'For to be free is not merely to cast off one's chains, but to live in a way that respects and enhances the freedom of others.' Nelson Mandela
Today the world mourns the death of one extraordinary man, someone whose courage and determination literally changed the face of the world.
Yesterday evening, I sat and watched the news and the tributes pouring in for Nelson Mandela with the Dean of Kimberley, two white people, with a connection to our brothers and sisters in South Africa. As people who have looked on at the struggle of others to gain what we take for granted, growing up while the struggle to end apartheid was going on, thankfully knowing as adults that race should never be a divide.

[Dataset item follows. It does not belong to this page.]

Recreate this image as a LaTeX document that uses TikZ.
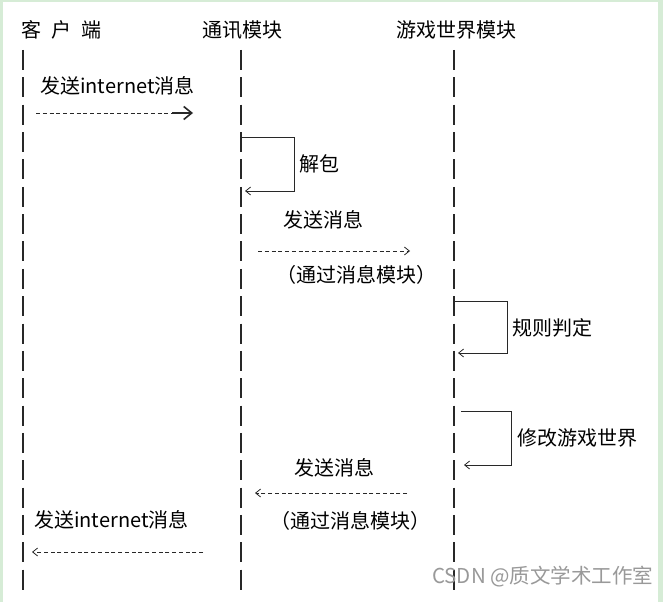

Bishop John and I never made it to Rabben Island when we first visited South Africa in 2008. We were in Cape Town for the inauguration of the new Archbishop, and had visited the Waterfront where Mandela's statute stands with Desmond Tuto and other heroes of the South African story, sadly though the timing did not work and we missed literally missed the boat. However we did make it to the Apartheid Museum in Johannesburg another time and were gripped and moved by the story and the stories of courage, self sacrifice and then eventual graciousness and forgiveness.
Amongst the clergy in Kimberley and Kuruman there are many other stories of courage and hope, including some who have shared in Nelson Mandela's own story. Our thoughts today are with the Africa people. South Africa is a complex country and the struggle for equality in many spheres continues to go on. Today we honour a man of deep conviction, who is an example to all of us of graceful determination.
I am reminded this morning of Christ's call to bring release to the prisoners and of all those around the world still enslaved.
What if.... we too all worked to bring others the freedom we so enjoy?